Opposition members interjecting—
Possibly! The comparison was with Nixon when he went to China. He said:
… conservatives thought: 'My God, has he suddenly abandoned the faith?"' … "Progressives thought: 'My God, is China no longer a progressive country?'
The clear implication is that the Prime Minister of Australia said that his backing of paid parental leave was as momentous as America's recognition of China.
Well, Tony Abbott never even got off the runway, because he has dumped that policy. When it comes to paid parental leave, this is a person who has now said that the only way you can have paid parental leave in this country is that women who have already negotiated it as a term of their employment lose it, or they lose government support. Kate Carnell, the boss of the employers federation, has said, 'Well done, Tony Abbott—you are just going to lead to a strike on employers paying any of this benefit.' It will all come back to the taxpayer. Yet again, Tony Abbott, bungle, bungle, bungle.
The real thing we expect to see from the budget tonight is that the colours of this party have not changed; their intentions have not changed. You can hear the gnashing of teeth and understand their frustration at night-time, when they look at each other and ask why would the people in the Senate and Labor not simply roll over, lie doggo, and accept their unfair budget last year? The Prime Minister let the cat out of the bag in debate. He said that Labor has not gone past the 2014 budget. Nor have the Liberals. They would still put up their rotten changes to universities, with $100,000 degrees. They are still taking $80 billion out of health and schools. They still desperately want to slug pensioners—they just think that they have to change tactics. This is the mob who are no longer trying to come in the front door to do over Australian families—they are going to try to go around the side. Labor is awake to them.

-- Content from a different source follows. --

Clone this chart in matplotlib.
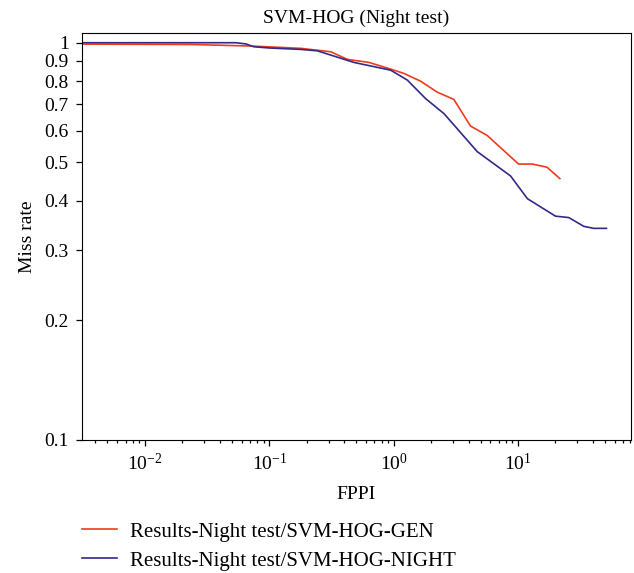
import matplotlib
matplotlib.use("Agg")
import matplotlib.pyplot as plt
from matplotlib.ticker import FixedLocator, FixedFormatter, LogLocator, NullFormatter

plt.rcParams["font.family"] = "Liberation Serif"
plt.rcParams["mathtext.fontset"] = "stix"

# FPPI / miss rate
gen_fppi = [0.0032, 0.0234, 0.071, 0.179, 0.312, 0.425, 0.634, 0.917, 1.21, 1.65,
            2.24, 3.05, 4.15, 5.66, 10.1, 13.0, 17.1, 21.7]
gen_miss = [0.992, 0.99, 0.981, 0.968, 0.949, 0.908, 0.892, 0.861, 0.837, 0.80,
            0.751, 0.72, 0.617, 0.584, 0.495, 0.495, 0.486, 0.455]

night_fppi = [0.0032, 0.0538, 0.065, 0.075, 0.1, 0.179, 0.244, 0.48, 0.946, 1.29,
              1.81, 2.54, 4.70, 8.71, 11.9, 20.0, 25.6, 33.8, 40.6, 51.4]
night_miss = [1.0, 1.0, 0.993, 0.977, 0.97, 0.962, 0.954, 0.892, 0.853, 0.805,
              0.723, 0.663, 0.532, 0.462, 0.405, 0.366, 0.363, 0.345, 0.341, 0.341]

ytick_vals = [0.1, 0.2, 0.3, 0.4, 0.5, 0.6, 0.7, 0.8, 0.9, 1]
ytick_labels = ["0.1", "0.2", "0.3", "0.4", "0.5", "0.6", "0.7", "0.8", "0.9", "1"]

fs = 14

fig = plt.figure(figsize=(6.34, 5.73), dpi=100)
ax = fig.add_axes([82 / 634, 1 - 440 / 573, 549 / 634, 407 / 573])

ax.loglog(gen_fppi, gen_miss, color="#ee3b1c", lw=1.2, label="Results-Night test/SVM-HOG-GEN")
ax.loglog(night_fppi, night_miss, color="#34288a", lw=1.2, label="Results-Night test/SVM-HOG-NIGHT")

ax.set_xlim(0.00312, 81)
ax.set_ylim(0.1, 1.058)

ax.yaxis.set_major_locator(FixedLocator(ytick_vals))
ax.yaxis.set_major_formatter(FixedFormatter(ytick_labels))
ax.yaxis.set_minor_locator(FixedLocator([]))
ax.xaxis.set_major_locator(LogLocator(base=10))
ax.xaxis.set_minor_locator(LogLocator(base=10, subs=range(2, 10)))
ax.xaxis.set_minor_formatter(NullFormatter())

ax.tick_params(which="both", direction="out", top=False, right=False, labelsize=fs, width=0.9)
ax.tick_params(which="major", length=4.5, pad=5)
ax.tick_params(which="minor", length=2.5)

ax.set_title("SVM-HOG (Night test)", fontsize=fs, pad=7)
ax.set_xlabel("FPPI", fontsize=fs, labelpad=8)
ax.set_ylabel("Miss rate", fontsize=fs, labelpad=6)

fig.legend(loc="upper left", bbox_to_anchor=(82 / 634, 1 - 522 / 573), frameon=False,
           fontsize=15, handlelength=1.7, handletextpad=0.6, labelspacing=0.45,
           borderpad=0, borderaxespad=0)

fig.savefig("out.png", dpi=100)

Last year I believe this government in their budget were sufficiently arrogant, sufficiently full of their own hubris and puffed up with their own importance, that they believed they could say and do anything—as is their right, they believe, as the natural party of government. They got a shock last year—the Australian people and the Labor Party stood up to them. And we will do it again. We will evaluate the budget tonight. They have done all their selective leaks, they have embarrassed poor old Hockey on the way through—hung him out to dry. But tonight we will do two things. First of all we are going to play a little bit of budget bingo. Joe Hockey said the word 'fair' four times last year. I will bet you in budget bingo he will say 'fair' more than that this year. More importantly than that, we will make sure we fight for the future. That is what Labor does.